Other opponents said the district would only help the wealthy vintners in the basin who use most of the water, but not the small rural property owners.
“I don’t think any of my money should go to help people plant grapes, and that’s what this is,” said Bob Tucker of Paso Robles.
During the staff presentation, LAFCO Executive Officer David Church said the proposed district for the Paso Robles groundwater basin should contain a bylaw that prohibits the exportation of water outside the basin.
The bylaw was one of a set of powers LAFCO is considering to manage the district. Church also discussed the district’s service boundaries.
Church said the prohibition of transfer, export or movement of groundwater outside of the basin comes as a response to concerns raised by residents of the basin.
“The purpose of the proposed water district is to balance and stabilize the groundwater resources in the basin,” he said. “Exporting water resources to other areas would likely cause an imbalance and destabilization of the basin.”
Most of the proposed powers the district could have were outlined in a law, written by Assemblyman Katcho Achadjian, R-San Luis Obispo, which went into effect Jan. 1 and that allowed the formation of the district. The powers included in the law were based on successful water districts elsewhere in the state and would give the district sweeping authority to meter, monitor and manage the groundwater basin in order to stabilize it by 2020.
The commission also presented a map showing the area the district could encompass. The LAFCO staff has recommended the smaller of two options to determine the district boundaries.
The option preferred by the staff contains boundaries identified in 2002 by San Luis Obispo engineering consulting firm Fugro Consultants Inc. It covers some 790 square miles of the North County east of Paso Robles and Atascadero. The other potential boundary option was developed by the state in the 1970s, is larger by 150,000 acres and includes a larger chunk of the county near the Kern County line.
The Fugro boundaries are preferred because they are based on newer information gathered from a significant number of wells within the basin, Church said.
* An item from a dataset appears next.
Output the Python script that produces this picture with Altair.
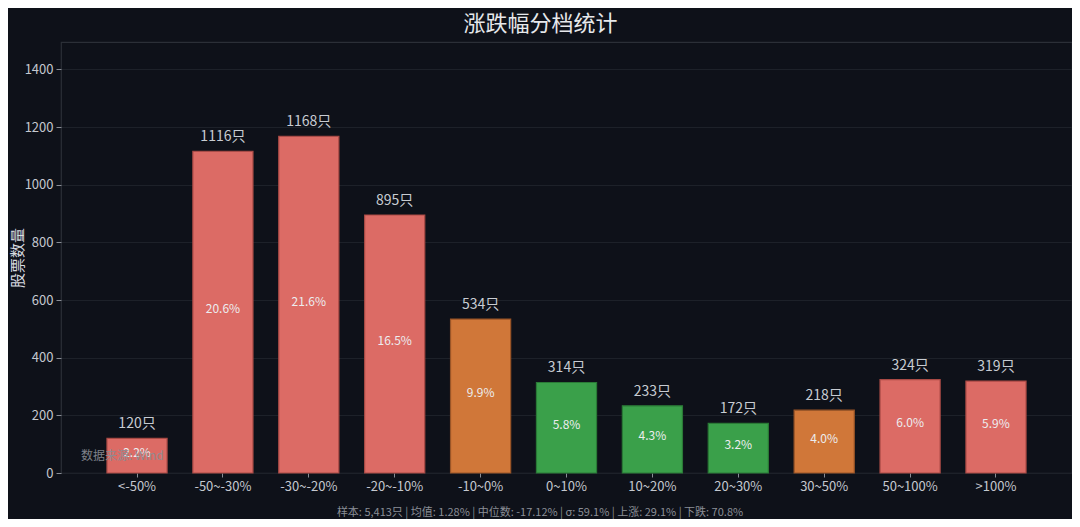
import altair as alt
import pandas as pd

categories = ["<-50%", "-50~-30%", "-30~-20%", "-20~-10%", "-10~0%", "0~10%",
              "10~20%", "20~30%", "30~50%", "50~100%", ">100%"]
counts = [120, 1116, 1168, 895, 534, 314, 233, 172, 218, 324, 319]
pcts = [2.2, 20.6, 21.6, 16.5, 9.9, 5.8, 4.3, 3.2, 4.0, 6.0, 5.9]
groups = ["a", "a", "a", "a", "b", "c", "c", "c", "b", "a", "a"]
group_names = ["a", "b", "c"]
group_fill = ["#dc6b65", "#d07739", "#3aa04a"]
group_stroke = ["#a94a45", "#9a5527", "#2a7a36"]

title_text = "涨跌幅分档统计"
footer_text = "样本: 5,413只 | 均值: 1.28% | 中位数: -17.12% | σ: 59.1% | 上涨: 29.1% | 下跌: 70.8%"
source_text = "数据来源: Wind"

df = pd.DataFrame({
    "cat": categories,
    "count": counts,
    "half": [c / 2 for c in counts],
    "pct": [f"{p:.1f}%" for p in pcts],
    "lab": [f"{c}只" for c in counts],
    "grp": groups,
})

FONT = "Noto Sans CJK SC"
W, H = 1011, 431

x = alt.X("cat:N", sort=categories, title=None,
          scale=alt.Scale(paddingInner=0.30, paddingOuter=0.535),
          axis=alt.Axis(labelAngle=0, labelColor="#c4c8cf", labelFontSize=13,
                        labelFont=FONT, tickColor="#8a8e96", tickSize=4,
                        labelPadding=3, domain=False, grid=False))
yscale = alt.Scale(domain=[0, 1495], nice=False)

bars = alt.Chart(df).mark_bar(strokeWidth=1.2).encode(
    x=x,
    y=alt.Y("count:Q", scale=yscale, title="股票数量",
            axis=alt.Axis(values=[0, 200, 400, 600, 800, 1000, 1200, 1400], format="d",
                          labelColor="#c4c8cf", labelFontSize=13, labelFont=FONT,
                          tickColor="#8a8e96", tickSize=5, labelPadding=3,
                          domain=False, gridColor="#1d2129", gridWidth=1,
                          titleColor="#d8dbe0", titleFontSize=15, titleFont=FONT,
                          titleFontWeight="normal", titleX=-44, titleY=H / 2,
                          titleBaseline="middle", titleAngle=270)),
    color=alt.Color("grp:N", scale=alt.Scale(domain=group_names, range=group_fill), legend=None),
    stroke=alt.Stroke("grp:N", scale=alt.Scale(domain=group_names, range=group_stroke), legend=None),
)

top_labels = alt.Chart(df).mark_text(baseline="middle", dy=-14, fontSize=14,
                                     color="#c8ccd2", font=FONT).encode(
    x=alt.X("cat:N", sort=categories),
    y=alt.Y("count:Q", scale=yscale),
    text="lab:N",
)

mid_labels = alt.Chart(df).mark_text(baseline="middle", dy=-3, fontSize=12,
                                     color="#ecedef", font=FONT).encode(
    x=alt.X("cat:N", sort=categories),
    y=alt.Y("half:Q", scale=yscale),
    text="pct:N",
)

source = alt.Chart(pd.DataFrame({"t": [source_text]})).mark_text(
    align="left", baseline="middle", fontSize=12, color="#8a8e96", font=FONT, opacity=0.9
).encode(x=alt.value(20), y=alt.value(414), text="t:N")

footer = alt.Chart(pd.DataFrame({"t": [footer_text]})).mark_text(
    align="center", baseline="middle", fontSize=11, color="#8a8e96", font=FONT
).encode(x=alt.value(479), y=alt.value(471), text="t:N")

chart = alt.layer(bars, top_labels, mid_labels, source, footer).properties(
    width=W, height=H,
    title=alt.TitleParams(title_text, fontSize=22, color="#e6e8eb", font=FONT,
                          fontWeight="normal", anchor="middle", dx=-26, offset=6),
    background="#0e1119",
    padding={"left": 53, "top": 34, "right": 0, "bottom": 46},
    autosize=alt.AutoSizeParams(type="none"),
).configure_view(stroke="#2b2f37", strokeWidth=1.2)

chart.save("out.html", embed_options={"renderer": "svg", "actions": False})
“The Fugro boundary makes practical and scientific sense as the preferred service boundary for the formation of the district,” he said.
The commission is set to hold a second hearing on the formation of the district Sept. 17 in San Luis Obispo. Additional hearings will be held if needed.
Once LAFCO is done forming the district, the agency will pass the district proposal to the county Board of Supervisors, which will schedule an election for March 8, in which the voters and landowners in the basin will decide whether to form the district, whether to approve a proposed annual budget of $1 million and who would be on the nine-member board of directors.